In a writers’ symposium on postmodern literature held at Brown University in 1989, Robert Coover, in his welcoming remarks, gave the impression that the writing style which became known as postmodernism sprang up in the 1950s and ’60s almost by sheer coincidence. Among the symposium participants were Leslie Fiedler, John Hawkes, Stanley Elkin, William Gass, Donald Barthelme, and William Gaddis. Coover noted that other writers who certainly would have fit in but were not in attendance included John Barth, Thomas Pynchon, Angela Carter, Italo Calvino, and Gunter Grass. Coover said, “[T]his group sought out some form, some means by which to express what seemed to them new realities” (“‘Nothing’” 233). However, Coover goes on to suggest a remarkably thin theory as to why so many writers, all working in relative isolation, began constructing narrative in uncannily similar styles:

We felt we were all alone. No one was reading us, nor was anyone writing remotely like the sort of writing we were doing until, in the little magazines, we began slowly to discover one another. Few of us knew one another at the time we began writing. There was a uniform feeling among writers at that time that something had to change, something had to break, some structure had to go. And that was, I think, what most united us.

Even though the panel was intended to be a debate, and not merely a discussion, not a single writer challenged Coover’s explanation for the emergence of postmodern style. At first this assessment may seem startling—that some of the keenest and best-educated minds who were at the forefront of producing and (many) critiquing literary postmodernism accepted the premise that postmodern narrative style more or less just happened; essentially that individuals writing in isolation on various continents, including North and South America, and Europe, just all happened to begin writing in the same sorts of ways, all in a narrow time span, from about 1950 to 1965. According to Coover, writers, with virtual simultaneity, decided to abandon modernist realism for something fragmented, repetitive, largely unrealistic and illogical, and highly intertextual. Joe David Bellamy, in his preface to The New Fiction (1974), expresses a similar notion as to the origins of postmodern narrative style. Bellamy cites an essay by Louis D. Rubin, Jr., who “described his sense that the most interesting writers (at that hour of the world [mid 1960s]) were in the process of struggling against a ‘whole way of using language . . . a whole way of giving order to experience,’ which had been imposed on the sensibility of the times by the great writers of the immediate past” (ix-x).

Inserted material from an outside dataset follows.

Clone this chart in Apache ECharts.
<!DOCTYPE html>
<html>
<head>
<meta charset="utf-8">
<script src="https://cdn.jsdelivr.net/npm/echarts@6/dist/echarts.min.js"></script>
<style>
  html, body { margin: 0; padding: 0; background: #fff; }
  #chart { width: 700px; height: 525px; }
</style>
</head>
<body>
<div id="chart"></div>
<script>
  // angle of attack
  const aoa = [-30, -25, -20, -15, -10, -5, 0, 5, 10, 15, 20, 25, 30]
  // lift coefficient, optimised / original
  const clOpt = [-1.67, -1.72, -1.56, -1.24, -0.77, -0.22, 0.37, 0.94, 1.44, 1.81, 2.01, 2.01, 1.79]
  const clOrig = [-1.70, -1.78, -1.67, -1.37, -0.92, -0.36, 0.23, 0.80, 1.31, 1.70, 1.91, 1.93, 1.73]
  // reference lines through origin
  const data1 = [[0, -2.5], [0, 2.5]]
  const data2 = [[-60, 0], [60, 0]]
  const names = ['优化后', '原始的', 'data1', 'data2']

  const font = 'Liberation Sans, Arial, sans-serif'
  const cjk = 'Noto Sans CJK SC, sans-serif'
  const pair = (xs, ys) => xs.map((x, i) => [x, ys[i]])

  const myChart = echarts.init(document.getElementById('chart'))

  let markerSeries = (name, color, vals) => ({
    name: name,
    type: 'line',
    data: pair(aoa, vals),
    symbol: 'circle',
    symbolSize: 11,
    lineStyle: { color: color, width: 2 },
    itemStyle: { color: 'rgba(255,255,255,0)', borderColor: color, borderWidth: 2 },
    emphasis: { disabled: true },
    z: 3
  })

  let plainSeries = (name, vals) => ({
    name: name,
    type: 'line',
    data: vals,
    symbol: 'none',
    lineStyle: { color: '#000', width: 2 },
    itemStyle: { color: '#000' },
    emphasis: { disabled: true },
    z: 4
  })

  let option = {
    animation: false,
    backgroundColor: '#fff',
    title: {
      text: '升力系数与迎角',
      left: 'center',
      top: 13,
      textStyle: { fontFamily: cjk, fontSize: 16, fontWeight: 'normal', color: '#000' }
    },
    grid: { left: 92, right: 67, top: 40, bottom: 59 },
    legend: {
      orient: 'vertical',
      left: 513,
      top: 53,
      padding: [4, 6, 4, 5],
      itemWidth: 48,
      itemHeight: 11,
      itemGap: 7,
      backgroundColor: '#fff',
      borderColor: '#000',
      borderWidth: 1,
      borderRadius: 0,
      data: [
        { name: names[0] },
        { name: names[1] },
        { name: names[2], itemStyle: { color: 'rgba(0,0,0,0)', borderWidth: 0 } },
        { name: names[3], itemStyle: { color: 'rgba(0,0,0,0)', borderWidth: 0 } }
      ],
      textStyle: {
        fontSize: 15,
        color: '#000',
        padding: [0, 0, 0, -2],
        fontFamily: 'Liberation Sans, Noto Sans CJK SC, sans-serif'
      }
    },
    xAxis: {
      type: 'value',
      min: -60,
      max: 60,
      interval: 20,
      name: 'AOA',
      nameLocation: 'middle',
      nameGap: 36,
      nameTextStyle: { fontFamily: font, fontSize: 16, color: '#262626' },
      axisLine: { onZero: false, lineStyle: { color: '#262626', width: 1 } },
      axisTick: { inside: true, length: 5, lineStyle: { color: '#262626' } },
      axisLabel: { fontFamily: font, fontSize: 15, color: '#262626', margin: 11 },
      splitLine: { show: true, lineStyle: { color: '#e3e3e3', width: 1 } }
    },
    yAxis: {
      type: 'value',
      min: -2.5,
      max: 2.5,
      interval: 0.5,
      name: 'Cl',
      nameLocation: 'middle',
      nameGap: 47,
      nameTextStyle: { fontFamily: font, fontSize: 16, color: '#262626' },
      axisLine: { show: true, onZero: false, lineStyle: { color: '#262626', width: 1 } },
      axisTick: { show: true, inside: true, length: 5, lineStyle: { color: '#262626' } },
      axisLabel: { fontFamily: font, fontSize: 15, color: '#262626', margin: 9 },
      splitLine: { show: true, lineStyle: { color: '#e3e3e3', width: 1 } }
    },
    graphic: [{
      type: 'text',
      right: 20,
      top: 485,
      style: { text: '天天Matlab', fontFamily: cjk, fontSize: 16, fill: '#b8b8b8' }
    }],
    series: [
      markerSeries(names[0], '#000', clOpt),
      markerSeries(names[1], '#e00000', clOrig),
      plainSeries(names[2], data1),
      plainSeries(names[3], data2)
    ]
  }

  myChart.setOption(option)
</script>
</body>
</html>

Again, Bellamy appears to support the idea that post modern writers simply decided to rebel against modernist literary convention.

Trauma Theory and Postmodern Style

A more cogent explanation rests with trauma theory: The trauma of the nuclear age, which was experienced by the entirety of Western culture, affected the psyches of these writers in a way that resulted in postmodern literary style—a style, as we have seen, that reflects the traumatized voice.